Bonney & Swift, aka Bonnie & Clyde.


Shirley Dent, on the Guardian Books blog reports of a blogosphere spat between Bonney and Swift in which she notes that Swift,

taking his cue from Madonna, "strikes a pose" in postmodernist style (is it me or does Madonna seem omnipresent in discussions about postmodernism?), arguing for "a genuinely radical postmodern poetics". This involves breaking formal barriers, requisitioning pop-culture techniques such as "mash-up" and using then to produce a postmodern poetry that gives us "resistance-as-fun".

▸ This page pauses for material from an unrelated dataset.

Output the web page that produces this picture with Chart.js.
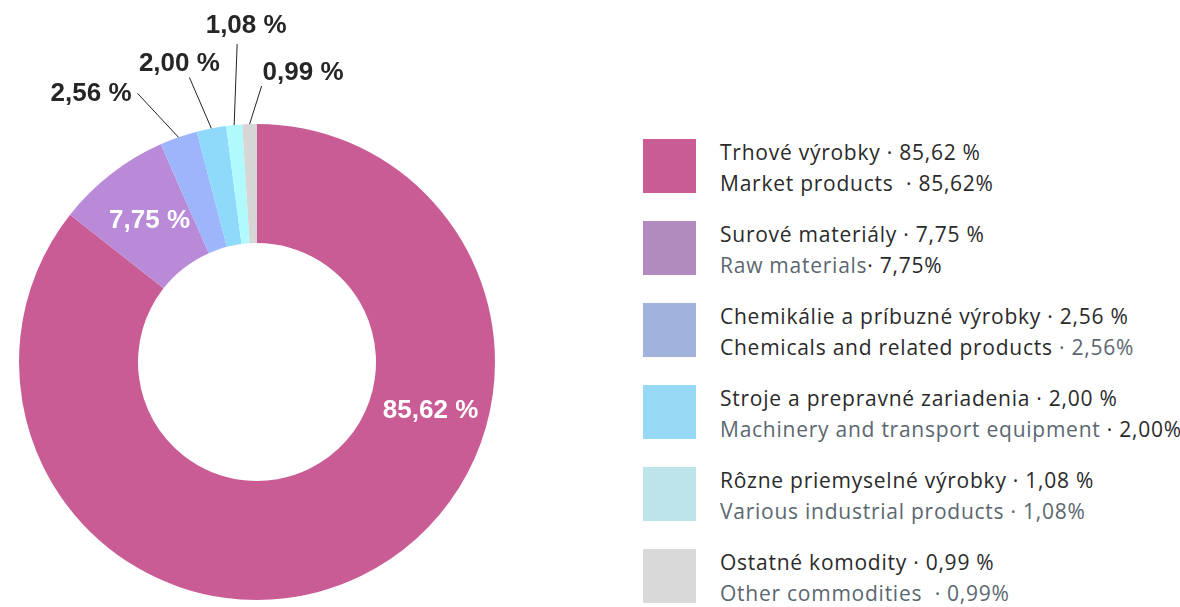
<!DOCTYPE html>
<html>
<head>
<meta charset="utf-8">
<script src="https://cdn.jsdelivr.net/npm/chart.js@4"></script>
<style>
    body { margin: 0; background: #fff; width: 1180px; height: 607px; overflow: hidden; position: relative; }
    #chartBox { position: absolute; left: 0; top: 0; width: 514px; height: 607px; }
    #legenda { position: absolute; left: 643px; top: 139px; font-family: "Open Sans", sans-serif; font-size: 21px; letter-spacing: 0.75px; }
    .polozka { position: relative; height: 82px; }
    .stvorec { position: absolute; left: 0; top: 0; width: 53px; height: 54px; }
    .riadok { position: absolute; left: 77px; white-space: pre; line-height: 26px; color: #2a2a2a; }
    .r1 { top: 0px; }
    .r2 { top: 31px; }
    .sive { color: #5a6770; }
</style>
</head>
<body>
<div id="chartBox"><canvas id="graf"></canvas></div>
<div id="legenda"></div>
<script>
// data
const kategorieSk = ['Trhové výrobky', 'Surové materiály', 'Chemikálie a príbuzné výrobky', 'Stroje a prepravné zariadenia', 'Rôzne priemyselné výrobky', 'Ostatné komodity'];
const kategorieEn = ['Market products  ', 'Raw materials', 'Chemicals and related products ', 'Machinery and transport equipment ', 'Various industrial products ', 'Other commodities  '];
const podiely = [85.62, 7.75, 2.56, 2.00, 1.08, 0.99];

// farby
const farbyGraf = ['#CA5C95', '#B98AD8', '#9DB5FB', '#8FDAFB', '#B0FAFD', '#D6D6D6'];
const farbyLegenda = ['#C95C94', '#B28BBE', '#A1B3DD', '#97D9F4', '#BDE4EB', '#D9D9D9'];
// ktora cast anglickeho riadku je siva: '' ziadna, 'n' nazov, 'v' hodnota, 'nv' oboje
const siveCasti = ['', 'n', 'v', 'n', 'nv', 'nv'];

// umiestnenie popiskov
const vnutri = [true, true, false, false, false, false];
const polohaVnutri = [0.344, 0.5];
const ciaraKoniec = [null, null, [-41, -44], [-22, -51], [3, -81], [12, -38]];
const textPosun = [null, null, [-6, 1, 'right'], [-10, -14, 'center'], [9, -18, 'center'], [1, -13, 'left']];

const cislo = v => v.toFixed(2).replace('.', ',');

// legenda
const legenda = document.getElementById('legenda');
podiely.forEach((v, i) => {
    const s = siveCasti[i];
    legenda.innerHTML += `
        <div class="polozka">
            <div class="stvorec" style="background:${farbyLegenda[i]}"></div>
            <div class="riadok r1">${kategorieSk[i]} · ${cislo(v)} %</div>
            <div class="riadok r2"><span class="${s.includes('n') ? 'sive' : ''}">${kategorieEn[i]}</span><span class="${s.includes('v') ? 'sive' : ''}">· ${cislo(v)}%</span></div>
        </div>`;
});

const popisky = {
    id: 'popisky',
    afterDatasetsDraw(chart) {
        const ctx = chart.ctx;
        const meta = chart.getDatasetMeta(0);
        ctx.save();
        ctx.font = 'bold 26px "Liberation Sans", Arial, sans-serif';
        meta.data.forEach((arc, i) => {
            const p = arc.getProps(['x', 'y', 'startAngle', 'endAngle', 'innerRadius', 'outerRadius'], true);
            const text = cislo(podiely[i]) + ' %';
            if (vnutri[i]) {
                const a = p.startAngle + polohaVnutri[i] * (p.endAngle - p.startAngle);
                const r = (p.innerRadius + p.outerRadius) / 2;
                ctx.fillStyle = '#fff';
                ctx.textAlign = 'center';
                ctx.textBaseline = 'middle';
                ctx.fillText(text, p.x + Math.cos(a) * r + 2, p.y + Math.sin(a) * r);
            } else {
                const a = (p.startAngle + p.endAngle) / 2;
                const x0 = p.x + Math.cos(a) * p.outerRadius;
                const y0 = p.y + Math.sin(a) * p.outerRadius;
                const x1 = x0 + ciaraKoniec[i][0];
                const y1 = y0 + ciaraKoniec[i][1];
                ctx.strokeStyle = '#222';
                ctx.lineWidth = 1;
                ctx.beginPath();
                ctx.moveTo(x0, y0);
                ctx.lineTo(x1, y1);
                ctx.stroke();
                ctx.fillStyle = '#262626';
                ctx.textAlign = textPosun[i][2];
                ctx.textBaseline = 'middle';
                ctx.fillText(text, x1 + textPosun[i][0], y1 + textPosun[i][1]);
            }
        });
        ctx.restore();
    }
};

new Chart(document.getElementById('graf'), {
    type: 'doughnut',
    data: {
        labels: kategorieSk,
        datasets: [{
            data: podiely,
            backgroundColor: farbyGraf,
            borderWidth: 0
        }]
    },
    options: {
        responsive: true,
        maintainAspectRatio: false,
        animation: false,
        cutout: '50%',
        layout: { padding: { top: 124, bottom: 7, left: 19, right: 19 } },
        plugins: {
            legend: { display: false },
            tooltip: { enabled: false }
        }
    },
    plugins: [popisky]
});
</script>
</body>
</html>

What the mashed_prophet likes about Swift's thinking on Eyewear is the notion of the mash-up being a resistance strategy to capitalism:
"Olsen's essay resists some of the more perplexing ambiguities circulating around current questions of entertainment, and digital media (including piracy), in the global arena: that is, people no longer interact with even capitalist-created cultural product passively. They mash-up and mix music - they alter it - engaged, as readers, with the text. Some of these activities (copyleft and further) can hardly be categorised as anything but anti-capitalist. It might be hard for a British linguistically innovative poet to say so, but elements of popular culture are fun, can be ironically and politically transformed by engagegement with their discourse(s)."

Mashed_prophet, being linguistically innovative, has no problem agreeing with this.